Lula has consistently argued that the case is politically motivated to remove him from the presidential race. “What’s on trial isn’t Lula, it’s a government, it’s the way that we treat this country,” he told foreign journalists last week.

He was handed a nine-and-a-half-year sentence for corruption and money laundering in July by Sérgio Moro, a high-profile judge known for imposing tough sentences over a sprawling, multibillion-dollar graft case at state-run oil company Petrobras. Scores of powerful politicians and businessmen have been jailed as a result of the so-called Lava Jato (Car Wash) investigation.

Fury over the scheme, revealed in 2014, helped fuel massive street protests calling for the removal of Lula’s protege Rousseff – and also galvanised a resurgent Brazilian right.

Rousseff was eventually impeached in 2016, ostensibly for breaking budget rules, and was replaced by her former vice-president, Michel Temer, from the Brazilian Democratic Movement party (PMDB, since renamed MDB). Wiretaps later revealed PMDB politicians plotting to force Rousseff out in order to head off corruption investigations they themselves were implicated in.

Temer has since introduced severe austerity measures to combat public spending which had soared under Rousseff’s rule; poorer Brazilians have been hard hit by his cuts to social programmes.

Rousseff said the case against Lula, one of several, was part of the same conspiracy as her impeachment, which she described as a “coup” designed to dismantle the Workers’ party and introduce the market-friendly, “neo-liberal” agenda Temer is now pushing.

“We realised too late the rise of the extreme right within the PMDB. We had no notion,” Rousseff said.

She admitted her party had been involved in diverting some money, but said it was much less than others, like the PMDB. “Every party in this process had its deviations,” she said.

Lula was found guilty of receiving about £540,000 ($755,000) in bribes from a construction company called OAS in the form of a seaside duplex apartment renovated and swapped for a simpler apartment he had bought in the same building.

Prosecutors said the company paid nearly £20m in bribes for three fat Petrobras contracts.

Lula appealed, but the Porto Alegre court has upheld many of Moro’s sentences, and its president, Carlos Lenz, has praised his rulin .

Protesters in Porto Alegre, southern Brazil, rally in support of the former president on 21 January.

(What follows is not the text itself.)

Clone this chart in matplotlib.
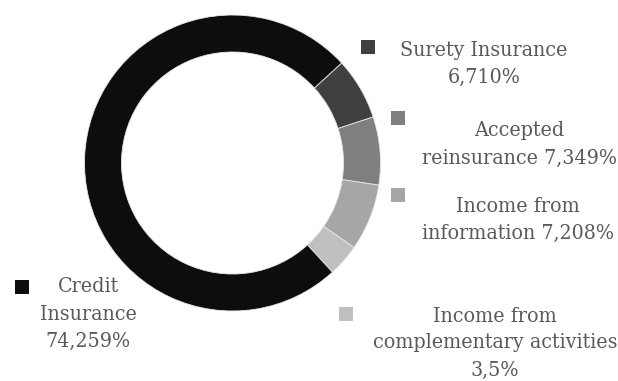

Photograph: Jefferson Bernardes/AFP/Getty Images

The case has provoked outrage among Lula’s supporters, who point to a string of much graver allegations against his political rivals: £11m in cash was found in an apartment linked to a Temer minister; a rightwing senator, Aécio Neves, was recorded requesting a $450,000 bribe from a powerful businessman and Temer himself only avoided charges of corruption, racketeering and obstruction of justice after the lower house of congress twice voted to block them.

Human rights lawyer Geoffrey Robertson QC said Moro had failed to prove a link between the apartment and a specific act or decision by Lula.

“Moro hasn’t found the smoking gun, because it does not exist,” Robertson said in a statement.

Lula’s lawyers say that Lula never owned the apartment and described the case as a “legal farce” in a statement.

Meanwhile, Brazilian leftists said losing Lula from the election would be a devastating blow for his Workers’ party.

“It would be a catastrophe,” said Jean Wyllys, a Rio de Janeiro lawmaker for the Socialist and Freedom party. “Our democracy is already in intensive care.”

Officially, the party has no “plan B” candidate, and Hoffmann told the Guardian they will push his candidacy right down to the wire.But some party officials believe Lula’s growing popularity is enough to propel a last-minute substitute to victory if he ends up being removed from the race.

“He could. But sincerely, we made a deal not to talk about this,” said Jorge Branco, the party’s secretary for international relations for Rio Grande do Sul state.

Plenty of Brazilians blame Rousseff for a crippling recession Brazil has officially just emerged from and Lula for Brazil’s endemic culture of graft.

“Everything is connected to what they did to Petrobras,” said Mauro de Paiva, 53, a one-time Lula voter who lost his job at a Porto Alegre soccer team last year.

But conversely, Lula’s popularity has only risen in polls, with 49% saying they would vote for him over far-right candidate Jair Bolsonaro in a run-off vote in one December poll.

“The more he is persecuted, the more his support grows,” said Branco.